A sign of the shift is the growing membership of the U.S. Climate Alliance, an association of governors formed after President Trump announced the nation’s withdrawal from the Paris climate accords. The group’s stated goal is to cut greenhouse gas emissions at least 26 percent below 2005 levels by 2025; expedite strategies for reducing the carbon footprint and expand clean energy; and apprise the global anti-climate change coalition on progress. Since the beginning of February alone, the governors of Michigan, Wisconsin, Maine and Nevada have signed on, expanding the alliance’s membership to 23.
To some extent, the state initiatives result from state houses and legislatures switching from Republican to Democratic control. But they may also reflect a broader movement toward renewable sources. In 2018 alone, 47 states and Washington, D.C., took a total of 267 actions related to distributed solar energy, said the North Carolina Clean Energy Technology Center in January.
“The number of distributed solar policy actions has increased every year from 2015 to 2018,” commented David Sarkisian, a senior policy analyst at the center, which is sponsored by North Carolina State University. “The complexity of the policies under consideration has also increased as states move to account for temporal and locational value in compensation frameworks and to address the interaction of solar with complementary technologies like energy storage.”
The most far-reaching state initiatives set deadlines for drastically reducing and ultimately phasing out carbon-based electricity sources. New Mexico Gov. Michelle Lujan Grisham got the ball rolling in her state soon after taking office in January, signing an executive order that sets a 2030 deadline for reducing carbon emissions 45 percent below 2005 levels. Lujan Grisham also ordered state agencies to evaluate operations in light of climate change. The order also calls for the establishment of a Climate Change Task Force that will assess the state’s greenhouse gas reduction policies, among other tasks. The state’s Energy Transition Act, approved on March 13 and awaiting the expected signature of the governor, calls for 50 percent renewable energy by 2030 and 80 percent by 2040.
Another western state is weighing similarly bold proposals. Nevada’s renewable energy standard would reach 50 percent by 2030. Minnesota’s new leadership is moving forward on similar proposals. If approved, “One Minnesota Path to Clean Energy” would complete the transition to non-carbon sources by 2050. Illinois would draw on renewables for 50 percent of its power load by 2031 and 100 percent by 2040, and creating a carbon-free power industry. In other states, small steps are expected to precede larger actions.
Maine is putting clean energy front and center with legislation that would restore net metering for solar customers. That followed an executive order signed in January by Gov. Janet Mills that allows offshore wind projects.
Other states have started 2019 by pushing back against the demise of conventional carbon-based energy formats. In March, Kansas regulators declined a proposal to mandate smart meters, and Kentucky repealed net metering for solar customers.

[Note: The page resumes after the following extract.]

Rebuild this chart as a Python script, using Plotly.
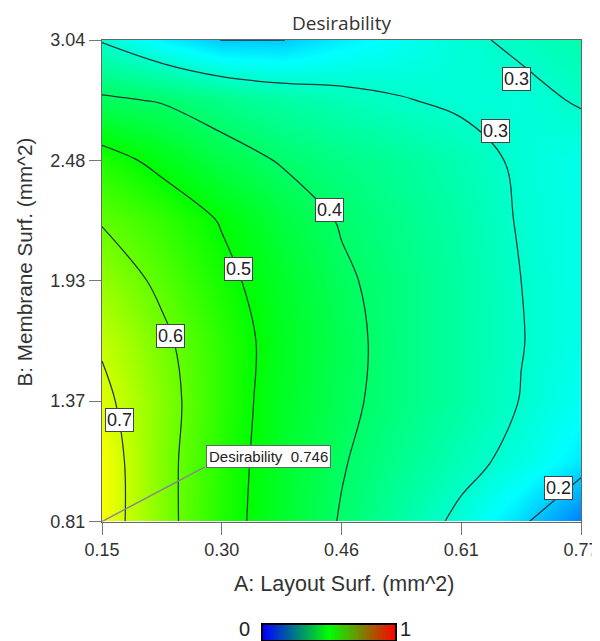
import plotly.graph_objects as go

# ---- data ----
layout_surf = [0.15, 0.2275, 0.305, 0.3825, 0.46, 0.5375, 0.615, 0.6925, 0.77]          # A (mm^2)
membrane_surf = [0.81, 1.08875, 1.3675, 1.64625, 1.925, 2.20375, 2.4825, 2.76125, 3.04]  # B (mm^2)

# desirability rows, one per membrane_surf value (bottom -> top)
d_b0 = [0.746, 0.627, 0.530, 0.458, 0.395, 0.340, 0.285, 0.213, 0.120]
d_b1 = [0.745, 0.625, 0.535, 0.460, 0.405, 0.360, 0.320, 0.280, 0.230]
d_b2 = [0.720, 0.630, 0.540, 0.465, 0.415, 0.375, 0.340, 0.298, 0.260]
d_b3 = [0.690, 0.615, 0.540, 0.470, 0.420, 0.375, 0.340, 0.302, 0.270]
d_b4 = [0.645, 0.585, 0.520, 0.460, 0.410, 0.375, 0.340, 0.300, 0.270]
d_b5 = [0.595, 0.550, 0.495, 0.440, 0.395, 0.365, 0.335, 0.295, 0.270]
d_b6 = [0.530, 0.480, 0.430, 0.395, 0.370, 0.350, 0.325, 0.290, 0.270]
d_b7 = [0.410, 0.395, 0.365, 0.340, 0.320, 0.303, 0.290, 0.285, 0.305]
d_b8 = [0.295, 0.240, 0.199, 0.198, 0.235, 0.260, 0.290, 0.310, 0.330]

x_tick_vals = [0.15, 0.305, 0.46, 0.615, 0.77]
x_tick_text = ["0.15", "0.30", "0.46", "0.61", "0.77"]
y_tick_vals = [0.81, 1.3675, 1.925, 2.4825, 3.04]
y_tick_text = ["0.81", "1.37", "1.93", "2.48", "3.04"]

contour_levels = [0.2, 0.3, 0.4, 0.5, 0.6, 0.7]

# contour label boxes (text, A, B)
label_text = ["0.3", "0.3", "0.4", "0.5", "0.6", "0.7", "0.2"]
label_a = [0.686, 0.659, 0.444, 0.327, 0.239, 0.172, 0.7406]
label_b = [2.858, 2.619, 2.253, 1.978, 1.669, 1.280, 0.964]

# optimum point
opt_a = 0.15
opt_b = 0.81
opt_value = 0.746
opt_label_a = 0.3655
opt_label_b = 1.109
opt_corner_a = 0.2833
opt_corner_b = 1.063

# colour legend
legend_values = [0, 1]

z = [d_b0, d_b1, d_b2, d_b3, d_b4, d_b5, d_b6, d_b7, d_b8]

surface_scale = [[0.0, "rgb(0,0,255)"], [0.25, "rgb(0,255,255)"], [0.5, "rgb(0,255,0)"],
                 [0.75, "rgb(255,255,0)"], [1.0, "rgb(255,0,0)"]]
bar_scale = [[0.0, "rgb(0,0,255)"], [0.5, "rgb(0,255,0)"], [1.0, "rgb(255,0,0)"]]

# the page body adds an 8px offset, so the figure is 8px smaller on each side
W, H = 592, 633


def px(x):      # page pixel -> paper x
    return (x - 8) / W


def py(y):      # page pixel -> paper y
    return 1 - (y - 8) / H


FONT = "Liberation Sans, Arial"

fig = go.Figure()
fig.add_trace(go.Heatmap(x=layout_surf, y=membrane_surf, z=z, zmin=0, zmax=1,
                         colorscale=surface_scale, zsmooth="best", showscale=False,
                         hoverinfo="skip"))
fig.add_trace(go.Contour(x=layout_surf, y=membrane_surf, z=z,
                         contours=dict(start=contour_levels[0], end=contour_levels[-1],
                                       size=0.1, coloring="none", showlabels=False),
                         line=dict(color="#1f3535", width=1.25, smoothing=1.0),
                         showscale=False, hoverinfo="skip"))
# colour legend bar drawn as a small gradient on its own axes
fig.add_trace(go.Heatmap(x=legend_values, y=[0], z=[legend_values], zmin=0, zmax=1,
                         colorscale=bar_scale, zsmooth="best", showscale=False,
                         hoverinfo="skip", xaxis="x2", yaxis="y2"))

annotations = []
for t, a, b in zip(label_text, label_a, label_b):
    annotations.append(dict(x=a, y=b, xref="x", yref="y", text=t, showarrow=False,
                            font=dict(family=FONT, size=18, color="#222"),
                            bgcolor="white", bordercolor="#444", borderwidth=1, borderpad=1))
annotations.append(dict(x=opt_label_a, y=opt_label_b, xref="x", yref="y",
                        text=f"Desirability&nbsp;&nbsp;{opt_value}", showarrow=False,
                        font=dict(family=FONT, size=15, color="#222"),
                        bgcolor="white", bordercolor="#666", borderwidth=1, borderpad=2))
# title & axis titles
annotations.append(dict(x=px(341.5), y=py(40), xref="paper", yref="paper", yanchor="bottom",
                        yshift=2, text="Desirability", showarrow=False,
                        font=dict(family="Open Sans", size=19, color="#333")))
annotations.append(dict(x=px(344), y=py(584), xref="paper", yref="paper", yanchor="middle",
                        text="A: Layout Surf. (mm^2)", showarrow=False,
                        font=dict(family=FONT, size=21.5, color="#333")))
annotations.append(dict(x=px(24), y=py(262.5), xref="paper", yref="paper", xanchor="center",
                        yanchor="middle", textangle=-90,
                        text="B: Membrane Surf. (mm^2)", showarrow=False,
                        font=dict(family=FONT, size=20.7, color="#333")))
# colour bar end labels
annotations.append(dict(x=px(244.5), y=py(641), xref="paper", yref="paper", yanchor="bottom",
                        text=str(legend_values[0]), showarrow=False, borderpad=0,
                        font=dict(family=FONT, size=20, color="#222")))
annotations.append(dict(x=px(412), y=py(641), xref="paper", yref="paper", yanchor="bottom",
                        text=str(legend_values[1]), showarrow=False, borderpad=0,
                        font=dict(family=FONT, size=20, color="#222")))

axis_common = dict(ticks="outside", ticklen=12, tickcolor="#777", showgrid=False,
                   zeroline=False, showline=True, mirror=True, linecolor="#666", linewidth=1,
                   automargin=False, tickfont=dict(family=FONT, size=18, color="#333"))

fig.update_layout(
    width=W, height=H,
    margin=dict(l=0, r=0, t=0, b=0),
    paper_bgcolor="white", plot_bgcolor="white",
    showlegend=False,
    xaxis=dict(domain=[px(102), px(581)], range=[0.15, 0.77],
               tickvals=x_tick_vals, ticktext=x_tick_text, **axis_common),
    yaxis=dict(domain=[py(521.5), py(40)], range=[0.81, 3.04],
               tickvals=y_tick_vals, ticktext=y_tick_text, **axis_common),
    xaxis2=dict(domain=[px(263), px(395)], range=[0, 1], anchor="y2",
                showticklabels=False, ticks="", showgrid=False, zeroline=False,
                showline=True, mirror=True, linecolor="black", linewidth=1.5,
                automargin=False, fixedrange=True),
    yaxis2=dict(domain=[py(640), py(625)], range=[-0.5, 0.5], anchor="x2",
                showticklabels=False, ticks="", showgrid=False, zeroline=False,
                showline=True, mirror=True, linecolor="black", linewidth=1.5,
                automargin=False, fixedrange=True),
    shapes=[dict(type="line", xref="x", yref="y", x0=opt_a, y0=opt_b,
                 x1=opt_corner_a, y1=opt_corner_b, line=dict(color="#888", width=1.5))],
    annotations=annotations,
)

fig.write_html("out.html")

Meanwhile, early adopters of strategies to cut renewable consumption are introducing new initiatives. On March 6, Gov. Andrew Cuomo of New York introduced a $30 million program to promote buildings that generate little or no carbon emission and also provide attractive working and residential spaces. Projects in design, under construction or targeted for energy upgrades may qualify for consideration. Dubbed “Buildings of Excellence,” the competition will unfold in three rounds, starting with multifamily properties. The state’s energy plan calls for 2030 deadline for a 40 percent reduction in greenhouse gas emissions compared to 1990 levels.